#### Data segment ####
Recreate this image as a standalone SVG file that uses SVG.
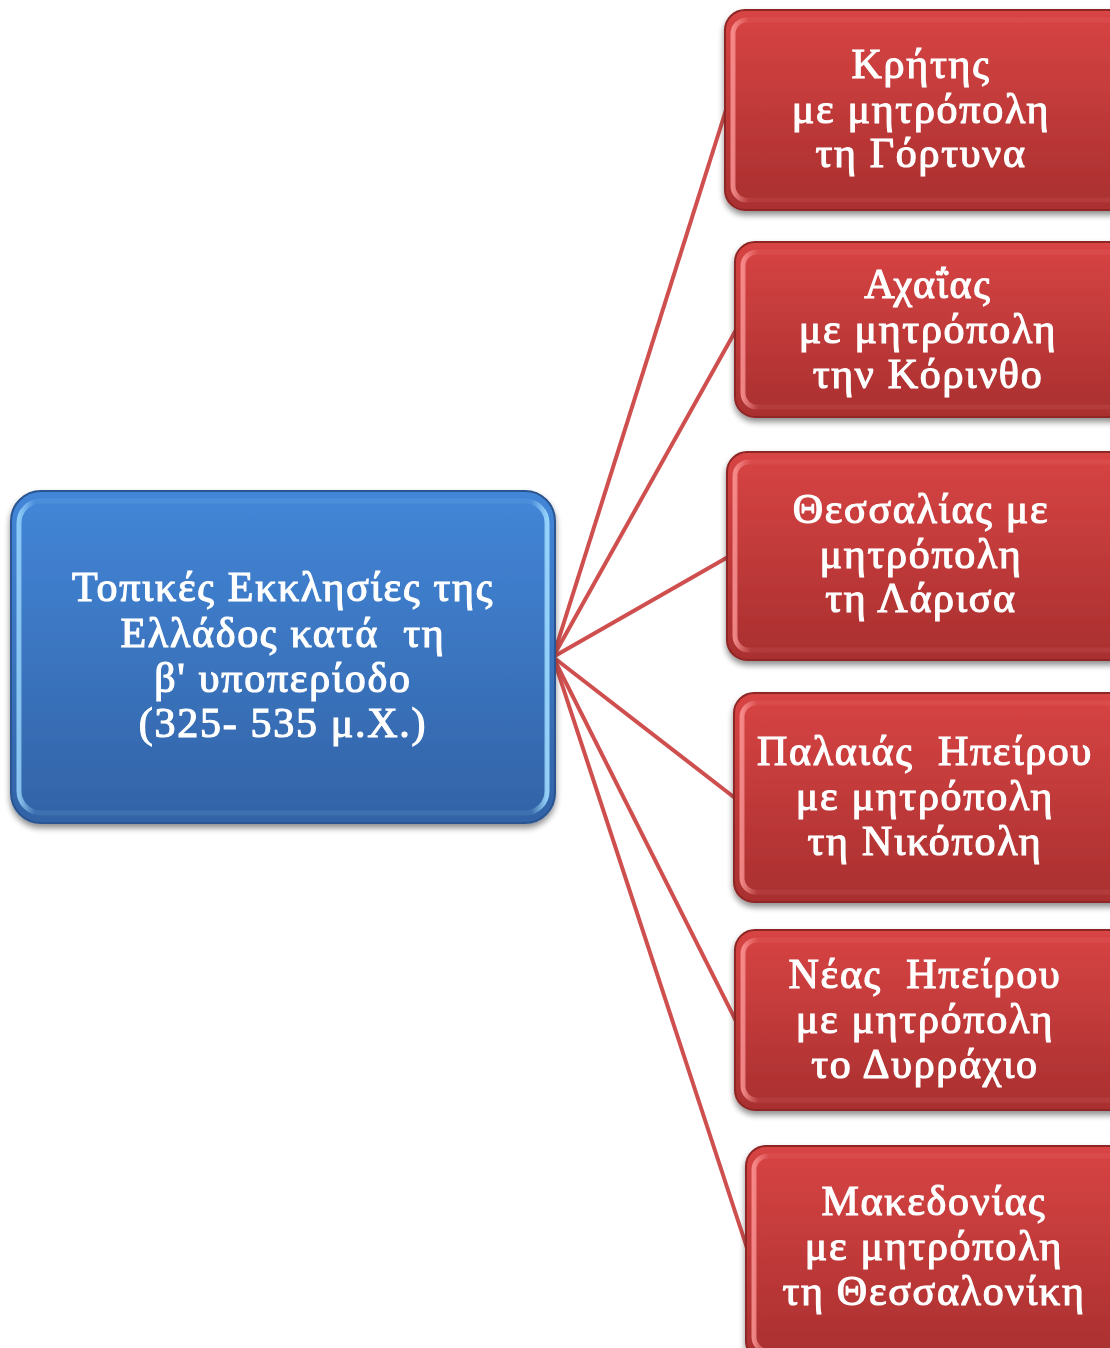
<svg xmlns="http://www.w3.org/2000/svg" width="1110" height="1348" viewBox="0 0 1110 1348">
<defs>
<linearGradient id="gRed" x1="0" y1="0" x2="0" y2="1">
<stop offset="0" stop-color="#d84444"/>
<stop offset="1" stop-color="#a92f2f"/>
</linearGradient>
<linearGradient id="gBlue" x1="0" y1="0" x2="0" y2="1">
<stop offset="0" stop-color="#4386d8"/>
<stop offset="1" stop-color="#3263a6"/>
</linearGradient>
<linearGradient id="hR" x1="0" y1="0" x2="1" y2="0">
<stop offset="0" stop-color="#ff9a9a" stop-opacity="0.8"/>
<stop offset="0.04" stop-color="#ff9a9a" stop-opacity="0.1"/>
<stop offset="0.96" stop-color="#ff9a9a" stop-opacity="0.1"/>
<stop offset="1" stop-color="#ff9a9a" stop-opacity="0.8"/>
</linearGradient>
<linearGradient id="hB" x1="0" y1="0" x2="1" y2="0">
<stop offset="0" stop-color="#9fdcff" stop-opacity="0.8"/>
<stop offset="0.03" stop-color="#9fdcff" stop-opacity="0.1"/>
<stop offset="0.97" stop-color="#9fdcff" stop-opacity="0.1"/>
<stop offset="1" stop-color="#9fdcff" stop-opacity="0.9"/>
</linearGradient>
<filter id="sh" x="-10%" y="-10%" width="120%" height="130%">
<feGaussianBlur in="SourceAlpha" stdDeviation="3"/>
<feOffset dx="0" dy="4" result="b"/>
<feComponentTransfer><feFuncA type="linear" slope="0.45"/></feComponentTransfer>
<feMerge><feMergeNode/><feMergeNode in="SourceGraphic"/></feMerge>
</filter>
</defs>
<style>
.red{fill:url(#gRed);stroke:#8e2626;stroke-width:2}
.blue{fill:url(#gBlue);stroke:#2a5590;stroke-width:2}
.hiR{fill:none;stroke:url(#hR);stroke-width:5}
.hiB{fill:none;stroke:url(#hB);stroke-width:5}
.t{font-family:"Liberation Serif","DejaVu Serif",serif;font-size:42px;font-weight:normal;fill:#ffffff;stroke:#ffffff;stroke-width:1.2;letter-spacing:1.7px;text-anchor:middle;white-space:pre}
.c{stroke:#cf4f4f;stroke-width:4;fill:none}
</style>
<g id="connectors">
<line class="c" x1="553" y1="657" x2="726" y2="110"/>
<line class="c" x1="553" y1="657" x2="736" y2="330"/>
<line class="c" x1="553" y1="657" x2="728" y2="557"/>
<line class="c" x1="553" y1="657" x2="735" y2="798"/>
<line class="c" x1="553" y1="657" x2="736" y2="1021"/>
<line class="c" x1="553" y1="657" x2="747" y2="1248"/>
</g>
<g id="root" filter="url(#sh)">
<rect class="blue" x="11" y="491" width="544" height="332" rx="30"/>
<rect class="hiB" x="19" y="501" width="528" height="312" rx="22"/>
<text class="t" x="283" y="601">Τοπικές Εκκλησίες της</text>
<text class="t" x="283" y="647">Ελλάδος κατά  τη</text>
<text class="t" x="283" y="692">β' υποπερίοδο</text>
<text class="t" x="283" y="737">(325- 535 μ.Χ.)</text>
</g>
<g id="n1" filter="url(#sh)">
<rect class="red" x="725" y="10" width="410" height="200" rx="20"/>
<rect class="hiR" x="733" y="20" width="394" height="180" rx="14"/>
<text class="t" x="921" y="78">Κρήτης</text>
<text class="t" x="921" y="123">με μητρόπολη</text>
<text class="t" x="921" y="167">τη Γόρτυνα</text>
</g>
<g id="n2" filter="url(#sh)">
<rect class="red" x="735" y="242" width="400" height="175" rx="20"/>
<rect class="hiR" x="743" y="252" width="384" height="155" rx="14"/>
<text class="t" x="928" y="298">Αχαΐας</text>
<text class="t" x="928" y="343">με μητρόπολη</text>
<text class="t" x="928" y="388">την Κόρινθο</text>
</g>
<g id="n3" filter="url(#sh)">
<rect class="red" x="727" y="452" width="408" height="208" rx="20"/>
<rect class="hiR" x="735" y="462" width="392" height="188" rx="14"/>
<text class="t" x="921" y="523">Θεσσαλίας με</text>
<text class="t" x="921" y="568">μητρόπολη</text>
<text class="t" x="921" y="612">τη Λάρισα</text>
</g>
<g id="n4" filter="url(#sh)">
<rect class="red" x="734" y="693" width="401" height="209" rx="20"/>
<rect class="hiR" x="742" y="703" width="385" height="189" rx="14"/>
<text class="t" x="925" y="765">Παλαιάς  Ηπείρου</text>
<text class="t" x="925" y="810">με μητρόπολη</text>
<text class="t" x="925" y="855">τη Νικόπολη</text>
</g>
<g id="n5" filter="url(#sh)">
<rect class="red" x="735" y="930" width="400" height="180" rx="20"/>
<rect class="hiR" x="743" y="940" width="384" height="160" rx="14"/>
<text class="t" x="925" y="988">Νέας  Ηπείρου</text>
<text class="t" x="925" y="1033">με μητρόπολη</text>
<text class="t" x="925" y="1078">το Δυρράχιο</text>
</g>
<g id="n6" filter="url(#sh)">
<rect class="red" x="746" y="1146" width="389" height="215" rx="20"/>
<rect class="hiR" x="754" y="1156" width="373" height="195" rx="14"/>
<text class="t" x="934" y="1215">Μακεδονίας</text>
<text class="t" x="934" y="1260">με μητρόπολη</text>
<text class="t" x="934" y="1305">τη Θεσσαλονίκη</text>
</g>
</svg>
####
» Task details:
Without the pictures, write out the whole listing above exactly as it appears.

» Task response:
Recreate this image as a standalone SVG file that uses SVG.
<svg xmlns="http://www.w3.org/2000/svg" width="1110" height="1348" viewBox="0 0 1110 1348">
<defs>
<linearGradient id="gRed" x1="0" y1="0" x2="0" y2="1">
<stop offset="0" stop-color="#d84444"/>
<stop offset="1" stop-color="#a92f2f"/>
</linearGradient>
<linearGradient id="gBlue" x1="0" y1="0" x2="0" y2="1">
<stop offset="0" stop-color="#4386d8"/>
<stop offset="1" stop-color="#3263a6"/>
</linearGradient>
<linearGradient id="hR" x1="0" y1="0" x2="1" y2="0">
<stop offset="0" stop-color="#ff9a9a" stop-opacity="0.8"/>
<stop offset="0.04" stop-color="#ff9a9a" stop-opacity="0.1"/>
<stop offset="0.96" stop-color="#ff9a9a" stop-opacity="0.1"/>
<stop offset="1" stop-color="#ff9a9a" stop-opacity="0.8"/>
</linearGradient>
<linearGradient id="hB" x1="0" y1="0" x2="1" y2="0">
<stop offset="0" stop-color="#9fdcff" stop-opacity="0.8"/>
<stop offset="0.03" stop-color="#9fdcff" stop-opacity="0.1"/>
<stop offset="0.97" stop-color="#9fdcff" stop-opacity="0.1"/>
<stop offset="1" stop-color="#9fdcff" stop-opacity="0.9"/>
</linearGradient>
<filter id="sh" x="-10%" y="-10%" width="120%" height="130%">
<feGaussianBlur in="SourceAlpha" stdDeviation="3"/>
<feOffset dx="0" dy="4" result="b"/>
<feComponentTransfer><feFuncA type="linear" slope="0.45"/></feComponentTransfer>
<feMerge><feMergeNode/><feMergeNode in="SourceGraphic"/></feMerge>
</filter>
</defs>
<style>
.red{fill:url(#gRed);stroke:#8e2626;stroke-width:2}
.blue{fill:url(#gBlue);stroke:#2a5590;stroke-width:2}
.hiR{fill:none;stroke:url(#hR);stroke-width:5}
.hiB{fill:none;stroke:url(#hB);stroke-width:5}
.t{font-family:"Liberation Serif","DejaVu Serif",serif;font-size:42px;font-weight:normal;fill:#ffffff;stroke:#ffffff;stroke-width:1.2;letter-spacing:1.7px;text-anchor:middle;white-space:pre}
.c{stroke:#cf4f4f;stroke-width:4;fill:none}
</style>
<g id="connectors">
<line class="c" x1="553" y1="657" x2="726" y2="110"/>
<line class="c" x1="553" y1="657" x2="736" y2="330"/>
<line class="c" x1="553" y1="657" x2="728" y2="557"/>
<line class="c" x1="553" y1="657" x2="735" y2="798"/>
<line class="c" x1="553" y1="657" x2="736" y2="1021"/>
<line class="c" x1="553" y1="657" x2="747" y2="1248"/>
</g>
<g id="root" filter="url(#sh)">
<rect class="blue" x="11" y="491" width="544" height="332" rx="30"/>
<rect class="hiB" x="19" y="501" width="528" height="312" rx="22"/>
<text class="t" x="283" y="601">Τοπικές Εκκλησίες της</text>
<text class="t" x="283" y="647">Ελλάδος κατά  τη</text>
<text class="t" x="283" y="692">β' υποπερίοδο</text>
<text class="t" x="283" y="737">(325- 535 μ.Χ.)</text>
</g>
<g id="n1" filter="url(#sh)">
<rect class="red" x="725" y="10" width="410" height="200" rx="20"/>
<rect class="hiR" x="733" y="20" width="394" height="180" rx="14"/>
<text class="t" x="921" y="78">Κρήτης</text>
<text class="t" x="921" y="123">με μητρόπολη</text>
<text class="t" x="921" y="167">τη Γόρτυνα</text>
</g>
<g id="n2" filter="url(#sh)">
<rect class="red" x="735" y="242" width="400" height="175" rx="20"/>
<rect class="hiR" x="743" y="252" width="384" height="155" rx="14"/>
<text class="t" x="928" y="298">Αχαΐας</text>
<text class="t" x="928" y="343">με μητρόπολη</text>
<text class="t" x="928" y="388">την Κόρινθο</text>
</g>
<g id="n3" filter="url(#sh)">
<rect class="red" x="727" y="452" width="408" height="208" rx="20"/>
<rect class="hiR" x="735" y="462" width="392" height="188" rx="14"/>
<text class="t" x="921" y="523">Θεσσαλίας με</text>
<text class="t" x="921" y="568">μητρόπολη</text>
<text class="t" x="921" y="612">τη Λάρισα</text>
</g>
<g id="n4" filter="url(#sh)">
<rect class="red" x="734" y="693" width="401" height="209" rx="20"/>
<rect class="hiR" x="742" y="703" width="385" height="189" rx="14"/>
<text class="t" x="925" y="765">Παλαιάς  Ηπείρου</text>
<text class="t" x="925" y="810">με μητρόπολη</text>
<text class="t" x="925" y="855">τη Νικόπολη</text>
</g>
<g id="n5" filter="url(#sh)">
<rect class="red" x="735" y="930" width="400" height="180" rx="20"/>
<rect class="hiR" x="743" y="940" width="384" height="160" rx="14"/>
<text class="t" x="925" y="988">Νέας  Ηπείρου</text>
<text class="t" x="925" y="1033">με μητρόπολη</text>
<text class="t" x="925" y="1078">το Δυρράχιο</text>
</g>
<g id="n6" filter="url(#sh)">
<rect class="red" x="746" y="1146" width="389" height="215" rx="20"/>
<rect class="hiR" x="754" y="1156" width="373" height="195" rx="14"/>
<text class="t" x="934" y="1215">Μακεδονίας</text>
<text class="t" x="934" y="1260">με μητρόπολη</text>
<text class="t" x="934" y="1305">τη Θεσσαλονίκη</text>
</g>
</svg>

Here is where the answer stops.